All right, fair enough. And then, Rahul maybe question for you, so of your growth that you guys saw in the fund administration business in 2017, and it looks like there is high single-digits on average over the course of the year. How much of that would you say was from general market appreciation hedge funds and private equity? And how much would you say is from client wins and other areas?
I'd say most of it. At least two-thirds is probably from new client wins, and the rest is probably current clients subscribing to new services adding funds or taking some additional module.
Great, thank you.
Thank you. And our final question is a follow up from Alex Kramm with UBS. Your line is now open.
Hey, thanks for squeezing me in again. Maybe I missed this, but for the first quarter, Patrick, can you also run down the organic acquisition FX contributions that I asked about the full-year earlier?
Sure. So, at the -- well, in the range, okay, the organic growth is 6.3%, 3.8% on the low-end of the range, and average is 2.5% at the midpoint of the range for Q1. And the FX is pretty similar. It's negative 0.5%. And there's $1.5 million or so of acquisition revenue in the quarter.
Great. And then, just I guess my last question on the day, just coming back to the investment management business for a second, if I look at your disclosures in the presentation, like, with the percentages of the different businesses, I get to the investment management business shrinking 4% last year. So, maybe just -- when you put it altogether and looking for 2018, Bill, like, what's your confidence level that you can actually grow that business again? I know you mentioned a couple of things, but I think you've also talked about the new product launches that you're excited about. Obviously you're still hoping to turn around the Russell arrangement into more customer wins of that size. I mean, any update you can give us on is the management actually growing again next year?
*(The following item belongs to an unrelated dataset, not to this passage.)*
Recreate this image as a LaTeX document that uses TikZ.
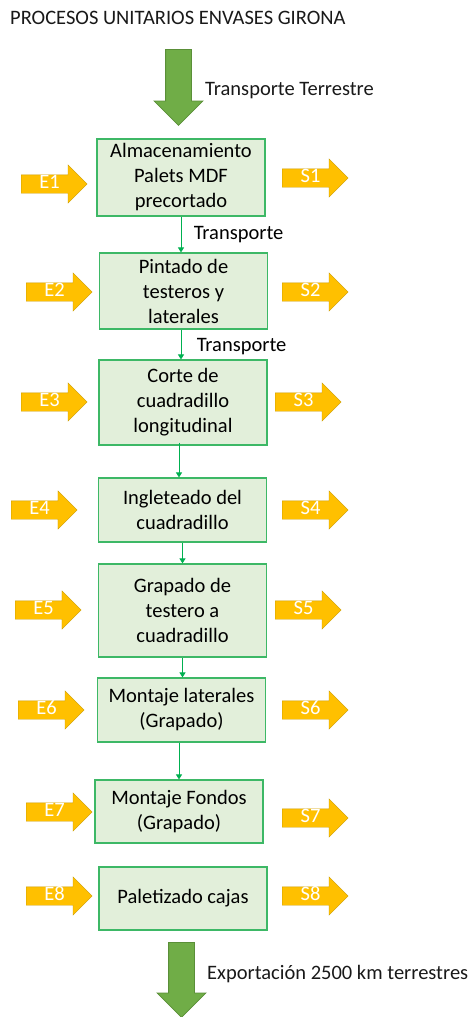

Well, I think Q4 was the best quarter that the investment management side of business is having in a number of quarters. And I think that we have to build on that momentum. We have some really talented people that we brought into the business, and guys like John Underhill and Justin Nottag are doing a good job for us. And we have high expectations that they're going to continue to do a good job for us, and we have -- again, we were off to Q1 in a pretty strong faction in that business. And again, it's halfway through and we'll have to see what happens in next 35 days, but we're cautiously optimistic, Alex, that there's a lot of opportunity in that space. And we also think that DST has 48 of the top 50 institutional investment managers, and we think we're going to have increasingly tight relationship with those people. And that generally offers you opportunity to show your entire set of capability.
I'll squeeze one last one, and real quick; you made a comment at the beginning about M&A and still looking and still seeing deals out there, I mean you just said a couple questions ago that you've got your hands full with DST or you expect to have your hands full of DST, I mean any other comments there, I mean you're going to be fairly levered, but are there still like hedge fund administration assets develop there that more discussions happening? Any incremental color and readiness I guess would be helpful.
Yes. I mean, I wouldn't say there's another DST out there, but certainly we're not closing shop. I mean we talked to people all the time, and you know, bringing an incremental technology or bringing another incremental fund administrator, I don't think that's necessarily something that would take a tremendous amount of our management comment, right? So we're still looking at these attractive opportunities, and we have plenty of flexibility to do tuck-in acquisitions, and I think we would continue to do that.
Excellent, thank you. Have a good night.
Thank you. We do have another follow-up from John DiFucci with Jefferies. Your line is now open.
Hey, guys. This is AJ Ljubich on for John. This is for Patrick. And sorry if I'm just confused or sort of missed it, but upon ASC 606, if I understood correctly, your guidance is under 605. Some of the commentary you gave is how you expect to be impacted one 606 is actually implemented probably next quarter, so I have that correctly or what's the sort of your plan for implementation there?
So, our guidance for all new business is on the new revenue standard 606. The only thing we didn't reflect in the guidance just so you have a little bit of comparability till last year is the $40 million of revenue we're going to lose that was in deferred revenue on 12/13/17. We are required to write off the retained earnings. So, on 11/18, any term license that you have in deferred revenue, you're going to have the write-offs, the retained earnings, and that's the $60 million of which -- it's going to impact us $40 million in 2018.
And then, going forward on term licenses, you got a determined fair value of maintenance and fair value of the term license, and then you recognize term license upon signing the deal, and you recognize the maintenance portion ratably. So, the guidance we provided is based on new 606. The only thing we didn't reflect is the deferred revenue for the $40 million that we're going to have to write-off. So, GAAP revenue will be a little bit lower.
Got it. So, for comparability purposes, that was the right way to think about it, that if you added that $40 million back to the guidance that would be comparable to 605?
It's going to be fairly comparable. I mean it's going to depend on -- you mean comparable to 2017, correct. It's going to be fairly comparable. I mean it's going to be very difficult because it's going to depend on how the contracts are structured and exactly, but it's fairly comparable. We didn't go back and take our forecasts and restructure completely on the old revenue stand.
Got it. Okay, thank you.
Thank you. With no other questions in queue, I'd like to turn the conference back over to Mr. Stone for closing remarks.
Well, again, we appreciate everybody being on there, and we're working hard for our shareholders, and all of you that are looking forward to the securities we're going to offer in connection with the DST acquisition, should be in contact with Credit Suisse and Morgan Stanley and the rest of our really high quality team of bankers we have. So, thanks a lot, and we'll see you next quarter.
Thank you. Ladies and gentlemen, that does conclude today's conference. Thank you very much for your participation. You may all disconnect.